Hammock’s current Idea Email focuses on the approach the Coca-Cola Company has taken to radically pivot away from what most companies do with their corporate websites. Traditionally considered little more than a brochure website and repository for press releases and administrative content, Coke has transformed the site into an ever-changing and engaging “publishing model” site called Journey.
Here are some of the lessons learned from the first six months of the new approach, according to Coca-Cola executives, including Ashley Callahan, Coca-Cola manager of digital and social media communications, who made a presentation about Journey at last week’s Custom Content Council Conference. We also added some observations from our analysis of the site.
A publishing approach for a corporate website requires senior-management commitment.
The re-thinking of what the site could become started with a challenge from Muhtar A. Kent, chairman and chief executive, who charged the digital media team to find a way to bring back the company’s former employee magazine, Journey.
The legal department doesn’t have to be the enemy of engaging content.
Work with the designated lawyer on developing a framework and processes that don’t require approval of every story. The senior manager of a publishing model website should be able to recognize “when something needs to be run by legal.” (From Hammock: However, if all the content sounds like it was written collaboratively by a PR executive and lawyer, you’ll never reach your goal of publishing “engaging” content.)
A publishing model does away with the need to create many “micro-sites”
Coca-Cola has already discovered that the vast majority of the sponsorship, philanthropic and corporate events activities that previously required the creation of a microsite (a site consisting of a few pages describing or promoting a one-time event or topic), fit nicely within the framework of Journey. The time and energy and resources required for such one-off projects now stays focused on improving Journey.
For a global brand, a publishing approach framework and technology can be replicated in other markets.
Coca-Cola’s network of national and regional subsidiaries provides an instant international news bureau. And Journey provides a publishing approach and technology framework that can be easily replicated by those subsidiaries who choose to make use of it. Likewise, the Coca-Cola Company has plans to roll out versions of Journey in different languages.
Engaging content can be found whever your products, customers or employees can be found.

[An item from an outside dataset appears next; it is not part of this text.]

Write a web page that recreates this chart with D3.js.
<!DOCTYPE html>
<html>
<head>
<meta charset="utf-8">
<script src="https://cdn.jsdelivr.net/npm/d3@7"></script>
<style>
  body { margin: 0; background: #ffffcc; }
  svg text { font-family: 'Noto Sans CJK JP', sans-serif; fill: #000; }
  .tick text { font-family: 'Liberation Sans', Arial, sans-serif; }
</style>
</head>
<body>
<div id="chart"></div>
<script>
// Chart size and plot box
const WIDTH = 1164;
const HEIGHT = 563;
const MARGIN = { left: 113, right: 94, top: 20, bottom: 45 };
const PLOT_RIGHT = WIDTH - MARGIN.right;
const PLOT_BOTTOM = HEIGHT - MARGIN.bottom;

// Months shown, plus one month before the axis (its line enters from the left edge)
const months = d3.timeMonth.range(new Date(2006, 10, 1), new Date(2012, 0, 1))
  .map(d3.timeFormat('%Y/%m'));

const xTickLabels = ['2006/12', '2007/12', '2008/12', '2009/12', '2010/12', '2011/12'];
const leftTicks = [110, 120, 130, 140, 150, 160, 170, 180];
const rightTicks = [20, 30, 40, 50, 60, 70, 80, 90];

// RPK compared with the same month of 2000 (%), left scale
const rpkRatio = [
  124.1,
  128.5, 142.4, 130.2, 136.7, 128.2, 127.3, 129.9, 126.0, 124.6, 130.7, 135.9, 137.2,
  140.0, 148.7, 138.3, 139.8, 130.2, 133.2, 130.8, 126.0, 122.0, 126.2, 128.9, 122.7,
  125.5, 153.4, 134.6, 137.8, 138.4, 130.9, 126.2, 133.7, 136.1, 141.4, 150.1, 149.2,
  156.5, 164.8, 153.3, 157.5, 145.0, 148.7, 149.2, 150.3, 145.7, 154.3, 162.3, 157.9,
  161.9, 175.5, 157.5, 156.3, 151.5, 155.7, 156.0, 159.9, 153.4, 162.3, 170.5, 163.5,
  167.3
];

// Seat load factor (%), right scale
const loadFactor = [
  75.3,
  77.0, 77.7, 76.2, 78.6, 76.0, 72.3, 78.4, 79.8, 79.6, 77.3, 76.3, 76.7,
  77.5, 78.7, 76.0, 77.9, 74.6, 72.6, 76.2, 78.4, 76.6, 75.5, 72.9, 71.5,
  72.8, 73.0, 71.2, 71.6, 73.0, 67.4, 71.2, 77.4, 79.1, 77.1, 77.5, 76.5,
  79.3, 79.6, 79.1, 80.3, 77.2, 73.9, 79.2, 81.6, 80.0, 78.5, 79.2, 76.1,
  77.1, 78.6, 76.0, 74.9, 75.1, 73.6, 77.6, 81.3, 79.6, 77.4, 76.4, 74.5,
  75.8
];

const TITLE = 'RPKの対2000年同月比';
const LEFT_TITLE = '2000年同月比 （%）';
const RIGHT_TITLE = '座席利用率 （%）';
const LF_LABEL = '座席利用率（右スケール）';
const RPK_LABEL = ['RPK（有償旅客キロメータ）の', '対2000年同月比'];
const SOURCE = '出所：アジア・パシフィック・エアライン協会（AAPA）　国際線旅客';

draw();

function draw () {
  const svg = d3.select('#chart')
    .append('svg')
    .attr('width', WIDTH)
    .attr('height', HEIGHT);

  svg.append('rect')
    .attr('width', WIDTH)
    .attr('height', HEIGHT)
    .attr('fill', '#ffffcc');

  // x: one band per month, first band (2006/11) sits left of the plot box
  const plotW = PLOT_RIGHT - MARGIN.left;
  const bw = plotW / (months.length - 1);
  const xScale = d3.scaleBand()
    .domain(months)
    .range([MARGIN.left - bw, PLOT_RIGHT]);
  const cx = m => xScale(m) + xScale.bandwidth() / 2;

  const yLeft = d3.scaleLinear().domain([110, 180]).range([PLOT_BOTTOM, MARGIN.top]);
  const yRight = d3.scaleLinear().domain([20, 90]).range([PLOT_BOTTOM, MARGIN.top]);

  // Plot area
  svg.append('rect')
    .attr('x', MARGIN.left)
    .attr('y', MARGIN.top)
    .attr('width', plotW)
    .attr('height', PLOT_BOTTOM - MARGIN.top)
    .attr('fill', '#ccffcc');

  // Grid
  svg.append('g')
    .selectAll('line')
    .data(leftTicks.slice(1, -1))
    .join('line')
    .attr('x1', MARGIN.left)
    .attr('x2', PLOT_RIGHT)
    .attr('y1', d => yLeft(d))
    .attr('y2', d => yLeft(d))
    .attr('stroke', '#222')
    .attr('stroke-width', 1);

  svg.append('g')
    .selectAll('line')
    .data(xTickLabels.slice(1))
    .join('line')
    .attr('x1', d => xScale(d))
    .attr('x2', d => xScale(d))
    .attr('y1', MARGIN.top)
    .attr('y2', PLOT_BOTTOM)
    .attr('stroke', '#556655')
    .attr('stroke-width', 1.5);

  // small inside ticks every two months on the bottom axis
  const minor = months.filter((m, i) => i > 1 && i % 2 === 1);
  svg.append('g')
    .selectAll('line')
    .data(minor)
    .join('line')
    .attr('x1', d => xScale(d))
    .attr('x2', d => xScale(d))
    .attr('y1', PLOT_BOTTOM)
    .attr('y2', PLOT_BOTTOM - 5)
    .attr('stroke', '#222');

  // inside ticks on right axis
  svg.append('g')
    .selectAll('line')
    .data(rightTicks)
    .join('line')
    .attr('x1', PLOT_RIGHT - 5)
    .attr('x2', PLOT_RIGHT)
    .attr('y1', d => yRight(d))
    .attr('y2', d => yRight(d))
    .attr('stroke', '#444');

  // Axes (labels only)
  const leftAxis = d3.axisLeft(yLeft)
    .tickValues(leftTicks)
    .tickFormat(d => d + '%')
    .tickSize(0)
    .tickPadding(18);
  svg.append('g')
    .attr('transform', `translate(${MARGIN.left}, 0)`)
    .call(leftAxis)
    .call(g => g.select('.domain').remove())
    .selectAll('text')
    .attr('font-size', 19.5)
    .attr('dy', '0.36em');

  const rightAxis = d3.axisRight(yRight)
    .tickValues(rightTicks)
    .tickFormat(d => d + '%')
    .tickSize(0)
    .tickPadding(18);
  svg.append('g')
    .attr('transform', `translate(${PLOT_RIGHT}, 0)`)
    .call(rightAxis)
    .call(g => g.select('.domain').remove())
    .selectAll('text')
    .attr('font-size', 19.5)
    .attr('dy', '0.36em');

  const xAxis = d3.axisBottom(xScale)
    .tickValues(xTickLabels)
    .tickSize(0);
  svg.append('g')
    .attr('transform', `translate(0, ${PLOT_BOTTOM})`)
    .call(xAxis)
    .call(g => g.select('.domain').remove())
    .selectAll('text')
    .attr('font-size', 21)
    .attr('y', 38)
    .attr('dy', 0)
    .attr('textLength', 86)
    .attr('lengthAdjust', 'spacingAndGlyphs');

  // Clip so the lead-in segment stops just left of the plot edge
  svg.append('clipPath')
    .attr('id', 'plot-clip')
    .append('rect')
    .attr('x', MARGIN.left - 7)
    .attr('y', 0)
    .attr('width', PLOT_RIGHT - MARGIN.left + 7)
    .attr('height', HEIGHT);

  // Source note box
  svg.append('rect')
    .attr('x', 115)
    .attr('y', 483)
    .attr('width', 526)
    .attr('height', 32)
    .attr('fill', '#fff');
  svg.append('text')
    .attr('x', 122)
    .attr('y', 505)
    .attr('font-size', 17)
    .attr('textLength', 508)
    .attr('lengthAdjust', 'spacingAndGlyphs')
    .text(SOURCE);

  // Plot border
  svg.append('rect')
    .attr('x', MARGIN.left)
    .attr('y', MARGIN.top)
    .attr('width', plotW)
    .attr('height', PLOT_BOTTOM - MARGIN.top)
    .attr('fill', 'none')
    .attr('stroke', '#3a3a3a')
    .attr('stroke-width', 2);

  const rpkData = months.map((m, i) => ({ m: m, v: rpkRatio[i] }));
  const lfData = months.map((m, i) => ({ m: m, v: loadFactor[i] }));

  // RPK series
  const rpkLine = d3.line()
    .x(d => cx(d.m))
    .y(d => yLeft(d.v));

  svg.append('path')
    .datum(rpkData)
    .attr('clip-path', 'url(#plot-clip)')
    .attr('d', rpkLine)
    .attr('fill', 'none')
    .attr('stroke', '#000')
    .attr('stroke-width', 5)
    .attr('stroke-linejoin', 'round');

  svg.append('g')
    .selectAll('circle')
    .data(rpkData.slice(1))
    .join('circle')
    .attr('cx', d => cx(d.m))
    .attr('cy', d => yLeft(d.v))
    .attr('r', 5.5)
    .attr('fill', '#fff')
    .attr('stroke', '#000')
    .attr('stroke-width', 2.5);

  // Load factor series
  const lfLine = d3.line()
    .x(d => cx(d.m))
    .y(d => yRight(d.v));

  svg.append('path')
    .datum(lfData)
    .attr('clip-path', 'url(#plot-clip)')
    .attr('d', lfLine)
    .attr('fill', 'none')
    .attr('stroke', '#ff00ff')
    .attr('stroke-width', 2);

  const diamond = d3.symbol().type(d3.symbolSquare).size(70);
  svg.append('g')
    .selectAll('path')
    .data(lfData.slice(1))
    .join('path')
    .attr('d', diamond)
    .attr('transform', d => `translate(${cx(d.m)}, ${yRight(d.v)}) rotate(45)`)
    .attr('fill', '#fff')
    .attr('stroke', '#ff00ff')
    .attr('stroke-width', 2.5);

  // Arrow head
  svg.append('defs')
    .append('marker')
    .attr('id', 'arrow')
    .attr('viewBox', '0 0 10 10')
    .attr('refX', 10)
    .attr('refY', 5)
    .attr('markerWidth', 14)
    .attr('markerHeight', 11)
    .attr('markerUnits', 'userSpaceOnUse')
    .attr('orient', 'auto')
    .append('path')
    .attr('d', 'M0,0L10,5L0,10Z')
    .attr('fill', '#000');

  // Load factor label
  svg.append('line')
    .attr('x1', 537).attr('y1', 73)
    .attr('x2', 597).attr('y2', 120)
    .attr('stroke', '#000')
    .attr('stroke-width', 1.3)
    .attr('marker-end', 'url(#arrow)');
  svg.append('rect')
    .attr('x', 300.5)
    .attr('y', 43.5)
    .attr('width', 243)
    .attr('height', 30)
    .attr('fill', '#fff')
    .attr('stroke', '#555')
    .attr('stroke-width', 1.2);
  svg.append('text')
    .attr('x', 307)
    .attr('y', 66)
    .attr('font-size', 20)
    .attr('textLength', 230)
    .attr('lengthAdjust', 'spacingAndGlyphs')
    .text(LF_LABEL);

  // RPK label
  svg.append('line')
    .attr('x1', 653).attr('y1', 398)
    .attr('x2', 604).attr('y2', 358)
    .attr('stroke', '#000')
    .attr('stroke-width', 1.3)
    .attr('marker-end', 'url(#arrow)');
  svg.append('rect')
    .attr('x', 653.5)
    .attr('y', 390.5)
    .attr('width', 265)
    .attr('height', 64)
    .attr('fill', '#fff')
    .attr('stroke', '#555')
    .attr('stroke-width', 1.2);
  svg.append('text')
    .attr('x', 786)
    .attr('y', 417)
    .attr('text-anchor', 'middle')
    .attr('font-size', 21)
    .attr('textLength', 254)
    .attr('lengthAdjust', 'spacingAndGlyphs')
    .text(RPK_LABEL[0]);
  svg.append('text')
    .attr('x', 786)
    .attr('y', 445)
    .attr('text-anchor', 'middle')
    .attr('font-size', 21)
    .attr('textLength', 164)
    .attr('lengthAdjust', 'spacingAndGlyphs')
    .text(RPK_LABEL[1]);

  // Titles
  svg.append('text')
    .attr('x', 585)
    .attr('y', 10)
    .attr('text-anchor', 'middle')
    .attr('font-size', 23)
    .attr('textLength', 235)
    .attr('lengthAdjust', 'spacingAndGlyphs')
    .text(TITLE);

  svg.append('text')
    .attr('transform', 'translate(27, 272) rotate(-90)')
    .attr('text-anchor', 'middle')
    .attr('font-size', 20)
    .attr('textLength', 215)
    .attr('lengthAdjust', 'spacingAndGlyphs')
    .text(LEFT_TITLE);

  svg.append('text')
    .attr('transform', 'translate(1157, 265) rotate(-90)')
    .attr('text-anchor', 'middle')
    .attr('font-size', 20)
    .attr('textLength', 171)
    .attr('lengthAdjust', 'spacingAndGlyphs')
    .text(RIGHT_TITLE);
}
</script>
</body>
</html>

(Hammock observation) You may wonder where a company can find sources of content that aren’t merely press releases or promotional in nature. Visit the Coca-Cola site and you’ll find content created by the organizations and non-profits they sponsor or related to helpful tips for those seeking to find a job at Coca-Cola, or anywhere.

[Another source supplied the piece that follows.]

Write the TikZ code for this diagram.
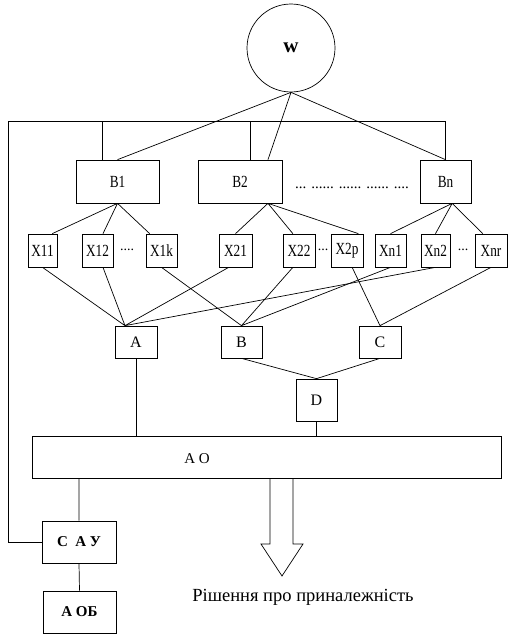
\documentclass[tikz,border=0pt]{standalone}
\usepackage{fontspec}
\setmainfont{Liberation Serif}
\newfontfamily\narrowfont[FakeStretch=0.78]{Liberation Serif}
\begin{document}
\begin{tikzpicture}[x=1pt,y=-1pt,line width=0.7pt,
    blk/.style={draw,rectangle,inner sep=0pt,font=\fontsize{16}{18}\selectfont},
    bbox/.style={blk,minimum height=43pt,font=\fontsize{17}{19}\narrowfont},
    xbox/.style={blk,minimum width=31pt,minimum height=33pt,font=\fontsize{17}{19}\narrowfont},
    abox/.style={blk,minimum width=42pt,minimum height=32pt},
    lbox/.style={blk,minimum width=74pt,minimum height=42pt,font=\fontsize{15}{17}\selectfont\bfseries},
    dots/.style={inner sep=0pt,font=\fontsize{14}{16}\selectfont}]
    \useasboundingbox (0,0) rectangle (523,640);
    % top
    \node[draw,circle,minimum size=88pt,inner sep=0pt,font=\fontsize{21}{23}\selectfont\bfseries] (w) at (291,48) {w};
    \node[bbox,minimum width=83pt] (b1) at (117.5,181.5) {B1};
    \node[bbox,minimum width=84pt] (b2) at (240,181.5) {B2};
    \node[bbox,minimum width=51pt] (bn) at (445.5,181.5) {Bn};
    \node[dots,font=\fontsize{15}{17}\selectfont] (bdots) at (352,188) {... ...... ...... ...... ....};
    % features
    \node[xbox,minimum width=29pt] (x11) at (42.5,250.5) {X11};
    \node[xbox] (x12) at (97.5,250.5) {X12};
    \node[dots] (xdots1) at (127,250) {....};
    \node[xbox] (x1k) at (161.5,250.5) {X1k};
    \node[xbox,minimum width=33pt] (x21) at (235.5,250.5) {X21};
    \node[xbox,minimum width=32pt] (x22) at (299,250.5) {X22};
    \node[dots] (xdots2) at (323,250) {...};
    \node[xbox,minimum width=32pt] (x2p) at (347,250.5) {X2p};
    \node[xbox] (xn1) at (390.5,250.5) {Xn1};
    \node[xbox,minimum width=29pt] (xn2) at (435.5,250.5) {Xn2};
    \node[dots] (xdots3) at (463,250) {...};
    \node[xbox,minimum width=32pt] (xnr) at (491,250.5) {Xnr};
    % classes
    \node[abox] (a) at (136,342) {A};
    \node[abox,minimum width=41pt] (b) at (241.5,342) {B};
    \node[abox] (c) at (380,342) {C};
    \node[abox,minimum width=41pt,minimum height=42pt] (d) at (316.5,400) {D};
    \node[blk,minimum width=469pt,minimum height=42pt] (ao) at (266.5,457) {};
    \node[dots,font=\fontsize{15}{17}\selectfont] (aotext) at (197,459) {А О};
    \node[lbox] (sau) at (79,542) {С\ \ А У};
    \node[lbox,minimum width=73pt] (aob) at (79.5,612) {А ОБ};
    \node[inner sep=0pt,font=\fontsize{18.5}{20}\selectfont] (res) at (303,597) {Рішення про приналежність};
    \coordinate (lt) at (8,121);
    % W to B
    \draw (w.south)--(b1.north) (w.south)--(b2.38) (w.south)--(bn.north);
    % feedback bus
    \draw (sau.west) -| (lt) -- (bn.north |- lt) -- (bn.north);
    \draw (b1.124 |- lt)--(b1.124) (b2.65 |- lt)--(b2.65);
    % B to X
    \draw (b1.south)--(x11.60) (b1.south)--(x12.72) (b1.south)--(x1k.125);
    \draw (b2.-38)--(x21.north) (b2.-38)--(x22.110) (b2.-38)--(x2p.56);
    \draw (bn.-73)--(xn1.north) (bn.-73)--(xn2.north) (bn.-73)--(xnr.116);
    % X to classes
    \draw (x11.south)--(a.124) (x12.-72)--(a.124) (x21.-112)--(a.124) (xn2.south)--(a.124);
    \draw (x1k.south)--(b.north) (x22.-110)--(b.north) (xn1.south)--(b.north);
    \draw (x2p.-73)--(c.north) (xnr.south)--(c.north);
    \draw (b.south)--(d.north) (c.south)--(d.north);
    \draw (a.south)--(a.south |- ao.north) (d.south)--(d.south |- ao.north);
    \draw (ao.south -| sau.north)--(sau.north) (sau.south)--(aob.north);
    % decision arrow
    \draw (270,478)--(270,544)--(261,544)--(282,576)--(303,544)--(293,544)--(293,478);
\end{tikzpicture}
\end{document}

Don’t be afraid of taking on controversial topics that relate to the company.
(Hammock observation) A company as big a Coca-Cola finds itself under attack every day. While having a corporate website using a publishing model does NOT mean a company should use it to “manage” such controversies, such a platform provides a more effective means than issuing press releases to respond to breaking news. Note how Coca-Cola is publishing a steady stream of content labeled “Opinion” from a wide variety of sources on a wide range of topics. Such a practice is establishing the foundation for Journey to serve as credible source of the Coca-Cola Company’s point of view on public policy issues or news events.
Never stop trying new ways to be more engaging.
Journey is a constant experiment. Customers and employees of Coke have made suggestions that led to new features. Some things the publishing team have tried have met with yawns.
You don’t have to be as gigantic as Coke to use the publishing model–but it does require a major commitment
(Hammock observation) While a publishing model website requires a steady stream of fresh and engaging content, it doesn’t necessarily require the resources of a company the size of Coca-Cola. A portion of the content found on the site comes from sources who are eager to have their message reach the growing audience of Journey. However, don’t think this is an approach you can take “on the cheap.” For it to work, the site must be a high priority and must deliver on the promise of a publishing approach.